• **DESCRIPTION OF THE TASK**
Reproduce the listing below from the line with "What Apache ECharts" to the line with "const subheading = 'Nachfrage", both lines included, character for character, minus any pictures.

• **DATASET ENTRIES**

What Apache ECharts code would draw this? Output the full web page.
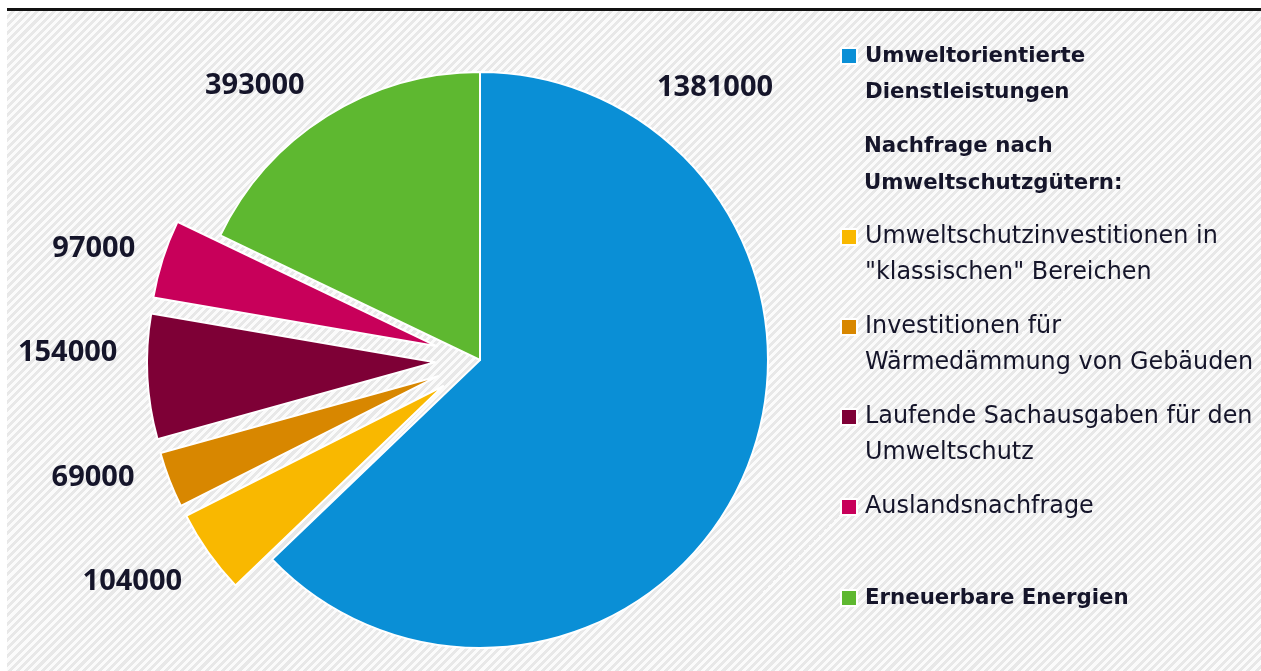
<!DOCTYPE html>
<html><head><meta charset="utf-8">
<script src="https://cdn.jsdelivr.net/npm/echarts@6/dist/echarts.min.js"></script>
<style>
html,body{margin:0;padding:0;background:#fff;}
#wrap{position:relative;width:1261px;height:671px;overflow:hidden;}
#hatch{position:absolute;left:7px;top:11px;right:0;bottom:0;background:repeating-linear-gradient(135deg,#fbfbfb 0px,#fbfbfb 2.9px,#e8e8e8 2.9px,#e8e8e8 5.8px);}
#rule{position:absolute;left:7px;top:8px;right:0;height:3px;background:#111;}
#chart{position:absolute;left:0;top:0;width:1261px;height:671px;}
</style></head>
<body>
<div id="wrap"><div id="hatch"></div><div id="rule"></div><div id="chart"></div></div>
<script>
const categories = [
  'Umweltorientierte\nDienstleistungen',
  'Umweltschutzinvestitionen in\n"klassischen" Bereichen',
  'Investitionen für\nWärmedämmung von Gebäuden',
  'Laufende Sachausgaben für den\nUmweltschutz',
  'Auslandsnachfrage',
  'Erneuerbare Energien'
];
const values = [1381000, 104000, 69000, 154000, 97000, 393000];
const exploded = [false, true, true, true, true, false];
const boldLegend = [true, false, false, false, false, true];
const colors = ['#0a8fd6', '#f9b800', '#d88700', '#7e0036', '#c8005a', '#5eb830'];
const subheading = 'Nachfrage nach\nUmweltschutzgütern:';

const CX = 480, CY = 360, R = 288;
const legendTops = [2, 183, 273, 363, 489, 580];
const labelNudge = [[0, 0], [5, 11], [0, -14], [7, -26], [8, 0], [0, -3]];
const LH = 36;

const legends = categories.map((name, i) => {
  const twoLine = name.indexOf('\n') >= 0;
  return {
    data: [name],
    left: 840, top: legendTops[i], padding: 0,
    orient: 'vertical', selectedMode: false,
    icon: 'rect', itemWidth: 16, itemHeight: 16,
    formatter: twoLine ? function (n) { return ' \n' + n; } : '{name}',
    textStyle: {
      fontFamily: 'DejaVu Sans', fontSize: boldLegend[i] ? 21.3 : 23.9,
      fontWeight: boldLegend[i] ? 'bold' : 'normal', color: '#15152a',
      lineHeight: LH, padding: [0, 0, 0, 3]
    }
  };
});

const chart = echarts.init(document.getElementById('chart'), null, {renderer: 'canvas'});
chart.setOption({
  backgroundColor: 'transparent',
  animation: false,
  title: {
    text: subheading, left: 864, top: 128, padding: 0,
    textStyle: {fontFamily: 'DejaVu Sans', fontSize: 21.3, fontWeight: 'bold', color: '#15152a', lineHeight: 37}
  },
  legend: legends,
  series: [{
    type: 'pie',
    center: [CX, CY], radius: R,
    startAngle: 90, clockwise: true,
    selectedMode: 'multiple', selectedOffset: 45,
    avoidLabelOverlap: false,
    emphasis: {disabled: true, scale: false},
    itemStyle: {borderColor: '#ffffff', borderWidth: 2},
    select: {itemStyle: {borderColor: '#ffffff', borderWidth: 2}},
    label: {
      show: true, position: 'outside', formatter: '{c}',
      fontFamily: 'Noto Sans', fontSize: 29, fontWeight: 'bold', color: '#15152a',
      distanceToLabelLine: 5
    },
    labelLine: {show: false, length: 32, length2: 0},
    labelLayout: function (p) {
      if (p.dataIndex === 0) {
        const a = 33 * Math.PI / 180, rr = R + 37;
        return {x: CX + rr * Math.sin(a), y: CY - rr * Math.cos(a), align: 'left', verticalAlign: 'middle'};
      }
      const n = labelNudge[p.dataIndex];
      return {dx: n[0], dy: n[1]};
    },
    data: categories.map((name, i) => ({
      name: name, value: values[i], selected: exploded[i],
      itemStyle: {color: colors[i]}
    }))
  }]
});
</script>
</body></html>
==
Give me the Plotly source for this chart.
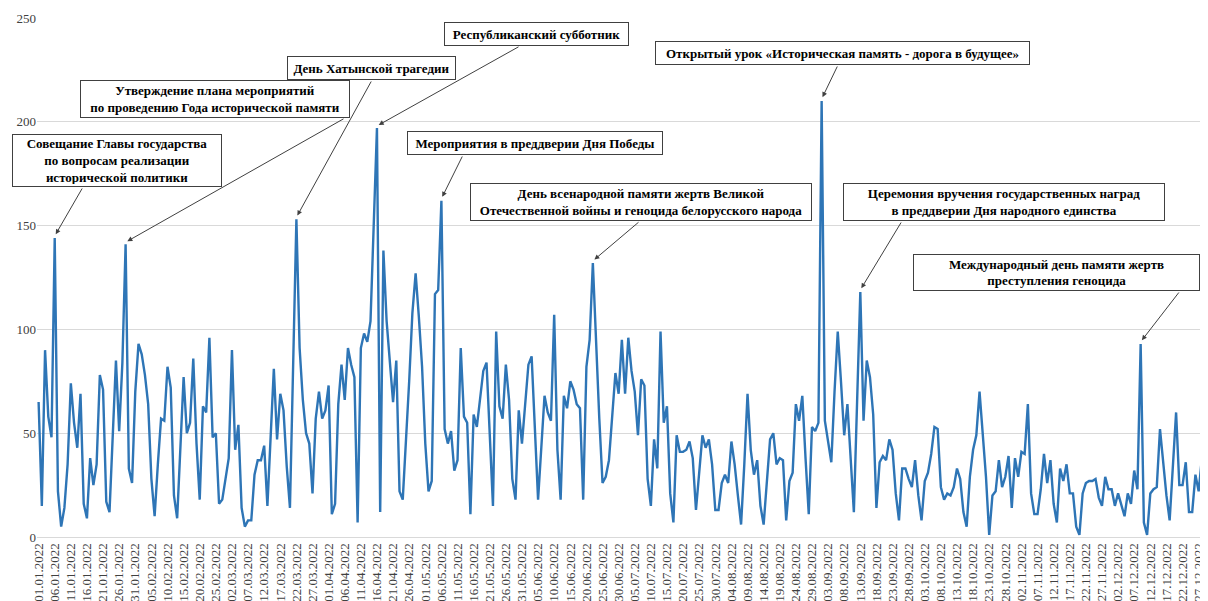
--
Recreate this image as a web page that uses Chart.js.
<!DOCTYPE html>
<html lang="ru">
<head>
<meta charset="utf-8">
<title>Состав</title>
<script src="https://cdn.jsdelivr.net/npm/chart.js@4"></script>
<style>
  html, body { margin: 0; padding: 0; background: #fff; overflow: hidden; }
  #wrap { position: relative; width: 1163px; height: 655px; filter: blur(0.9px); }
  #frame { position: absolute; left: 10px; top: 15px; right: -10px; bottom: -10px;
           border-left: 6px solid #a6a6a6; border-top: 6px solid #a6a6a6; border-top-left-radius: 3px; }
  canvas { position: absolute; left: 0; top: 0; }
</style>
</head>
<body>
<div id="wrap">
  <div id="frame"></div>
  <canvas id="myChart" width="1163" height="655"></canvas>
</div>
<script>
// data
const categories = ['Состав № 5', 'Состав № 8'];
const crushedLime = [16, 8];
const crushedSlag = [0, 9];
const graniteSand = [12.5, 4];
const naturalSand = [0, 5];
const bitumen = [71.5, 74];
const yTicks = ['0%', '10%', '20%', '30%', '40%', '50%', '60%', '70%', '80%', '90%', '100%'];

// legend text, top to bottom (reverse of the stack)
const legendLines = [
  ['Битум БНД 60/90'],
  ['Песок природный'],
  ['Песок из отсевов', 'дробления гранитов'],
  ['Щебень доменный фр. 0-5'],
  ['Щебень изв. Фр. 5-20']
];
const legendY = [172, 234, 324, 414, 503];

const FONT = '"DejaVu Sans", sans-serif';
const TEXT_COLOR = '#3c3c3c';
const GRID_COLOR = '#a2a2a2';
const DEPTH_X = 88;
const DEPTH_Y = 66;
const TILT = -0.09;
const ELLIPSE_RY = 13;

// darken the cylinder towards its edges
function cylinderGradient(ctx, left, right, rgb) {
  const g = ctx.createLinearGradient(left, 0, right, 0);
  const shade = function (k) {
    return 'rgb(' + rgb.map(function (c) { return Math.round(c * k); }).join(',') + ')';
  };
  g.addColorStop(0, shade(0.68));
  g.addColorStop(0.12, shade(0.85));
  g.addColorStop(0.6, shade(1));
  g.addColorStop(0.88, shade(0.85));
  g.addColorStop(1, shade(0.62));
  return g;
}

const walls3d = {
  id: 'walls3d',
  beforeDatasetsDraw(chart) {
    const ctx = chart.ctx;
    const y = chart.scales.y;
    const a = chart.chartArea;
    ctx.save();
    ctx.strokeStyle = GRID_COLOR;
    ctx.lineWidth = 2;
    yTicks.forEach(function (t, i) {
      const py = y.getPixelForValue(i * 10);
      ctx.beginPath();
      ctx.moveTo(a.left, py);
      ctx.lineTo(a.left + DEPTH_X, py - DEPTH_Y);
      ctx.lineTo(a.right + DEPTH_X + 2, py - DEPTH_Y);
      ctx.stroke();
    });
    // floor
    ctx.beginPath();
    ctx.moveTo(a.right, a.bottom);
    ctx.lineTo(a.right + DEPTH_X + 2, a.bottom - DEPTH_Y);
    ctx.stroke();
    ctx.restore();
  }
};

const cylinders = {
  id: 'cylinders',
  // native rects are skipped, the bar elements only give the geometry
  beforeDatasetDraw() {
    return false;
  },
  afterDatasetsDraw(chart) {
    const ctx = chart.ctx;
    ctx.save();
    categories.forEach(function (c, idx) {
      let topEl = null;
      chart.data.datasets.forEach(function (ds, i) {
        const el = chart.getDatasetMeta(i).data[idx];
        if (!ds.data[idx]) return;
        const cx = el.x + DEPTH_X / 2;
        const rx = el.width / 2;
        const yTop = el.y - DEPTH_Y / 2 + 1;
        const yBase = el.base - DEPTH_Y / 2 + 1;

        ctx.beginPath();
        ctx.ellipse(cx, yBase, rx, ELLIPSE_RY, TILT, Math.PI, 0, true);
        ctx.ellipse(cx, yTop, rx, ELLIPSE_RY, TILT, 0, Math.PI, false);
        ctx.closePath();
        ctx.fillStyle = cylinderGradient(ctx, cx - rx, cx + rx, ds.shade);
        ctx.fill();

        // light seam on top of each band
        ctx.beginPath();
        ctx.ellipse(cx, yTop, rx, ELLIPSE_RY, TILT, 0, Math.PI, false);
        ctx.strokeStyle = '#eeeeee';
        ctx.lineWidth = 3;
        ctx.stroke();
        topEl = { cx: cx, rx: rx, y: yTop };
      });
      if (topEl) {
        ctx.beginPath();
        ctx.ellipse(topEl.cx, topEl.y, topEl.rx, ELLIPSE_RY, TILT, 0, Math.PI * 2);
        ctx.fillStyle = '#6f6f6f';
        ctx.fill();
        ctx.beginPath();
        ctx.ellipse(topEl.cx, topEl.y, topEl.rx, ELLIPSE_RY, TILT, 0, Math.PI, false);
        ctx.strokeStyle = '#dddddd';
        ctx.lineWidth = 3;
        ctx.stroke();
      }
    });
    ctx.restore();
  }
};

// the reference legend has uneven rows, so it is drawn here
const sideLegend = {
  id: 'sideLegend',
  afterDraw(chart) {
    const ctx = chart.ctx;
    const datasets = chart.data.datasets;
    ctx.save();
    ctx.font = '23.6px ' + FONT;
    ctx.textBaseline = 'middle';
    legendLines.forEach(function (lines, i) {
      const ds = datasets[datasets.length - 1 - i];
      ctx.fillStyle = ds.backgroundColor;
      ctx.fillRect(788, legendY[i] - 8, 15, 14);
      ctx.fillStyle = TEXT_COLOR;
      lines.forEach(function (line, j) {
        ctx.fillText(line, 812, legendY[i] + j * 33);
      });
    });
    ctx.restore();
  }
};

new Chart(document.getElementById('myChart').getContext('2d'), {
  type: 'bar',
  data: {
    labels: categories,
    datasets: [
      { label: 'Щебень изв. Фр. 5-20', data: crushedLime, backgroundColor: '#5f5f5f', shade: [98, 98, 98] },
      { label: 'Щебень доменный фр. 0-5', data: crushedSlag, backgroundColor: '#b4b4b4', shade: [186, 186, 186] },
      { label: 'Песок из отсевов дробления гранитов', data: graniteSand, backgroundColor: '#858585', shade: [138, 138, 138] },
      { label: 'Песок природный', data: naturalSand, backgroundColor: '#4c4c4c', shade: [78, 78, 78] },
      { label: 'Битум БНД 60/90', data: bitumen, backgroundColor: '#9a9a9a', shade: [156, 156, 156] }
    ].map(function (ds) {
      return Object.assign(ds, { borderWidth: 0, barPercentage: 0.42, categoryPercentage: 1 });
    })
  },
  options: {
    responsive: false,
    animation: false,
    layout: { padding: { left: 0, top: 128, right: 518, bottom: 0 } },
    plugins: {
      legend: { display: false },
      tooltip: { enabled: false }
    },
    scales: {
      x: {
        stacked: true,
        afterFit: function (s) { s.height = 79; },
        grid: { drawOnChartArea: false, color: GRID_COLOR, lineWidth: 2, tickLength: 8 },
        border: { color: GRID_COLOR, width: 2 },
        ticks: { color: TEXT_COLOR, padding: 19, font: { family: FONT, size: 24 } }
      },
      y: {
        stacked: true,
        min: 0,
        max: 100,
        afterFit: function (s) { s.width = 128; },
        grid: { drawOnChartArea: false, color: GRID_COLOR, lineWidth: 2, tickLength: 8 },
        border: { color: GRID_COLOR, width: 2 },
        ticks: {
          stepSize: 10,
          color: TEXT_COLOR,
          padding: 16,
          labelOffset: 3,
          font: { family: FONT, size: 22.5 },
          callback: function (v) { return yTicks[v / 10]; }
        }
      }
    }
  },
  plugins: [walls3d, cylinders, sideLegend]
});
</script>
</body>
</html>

• **EXERCISE RESPONSE**
What Apache ECharts code would draw this? Output the full web page.
<!DOCTYPE html>
<html><head><meta charset="utf-8">
<script src="https://cdn.jsdelivr.net/npm/echarts@6/dist/echarts.min.js"></script>
<style>
html,body{margin:0;padding:0;background:#fff;}
#wrap{position:relative;width:1261px;height:671px;overflow:hidden;}
#hatch{position:absolute;left:7px;top:11px;right:0;bottom:0;background:repeating-linear-gradient(135deg,#fbfbfb 0px,#fbfbfb 2.9px,#e8e8e8 2.9px,#e8e8e8 5.8px);}
#rule{position:absolute;left:7px;top:8px;right:0;height:3px;background:#111;}
#chart{position:absolute;left:0;top:0;width:1261px;height:671px;}
</style></head>
<body>
<div id="wrap"><div id="hatch"></div><div id="rule"></div><div id="chart"></div></div>
<script>
const categories = [
  'Umweltorientierte\nDienstleistungen',
  'Umweltschutzinvestitionen in\n"klassischen" Bereichen',
  'Investitionen für\nWärmedämmung von Gebäuden',
  'Laufende Sachausgaben für den\nUmweltschutz',
  'Auslandsnachfrage',
  'Erneuerbare Energien'
];
const values = [1381000, 104000, 69000, 154000, 97000, 393000];
const exploded = [false, true, true, true, true, false];
const boldLegend = [true, false, false, false, false, true];
const colors = ['#0a8fd6', '#f9b800', '#d88700', '#7e0036', '#c8005a', '#5eb830'];
const subheading = 'Nachfrage nach\nUmweltschutzgütern:';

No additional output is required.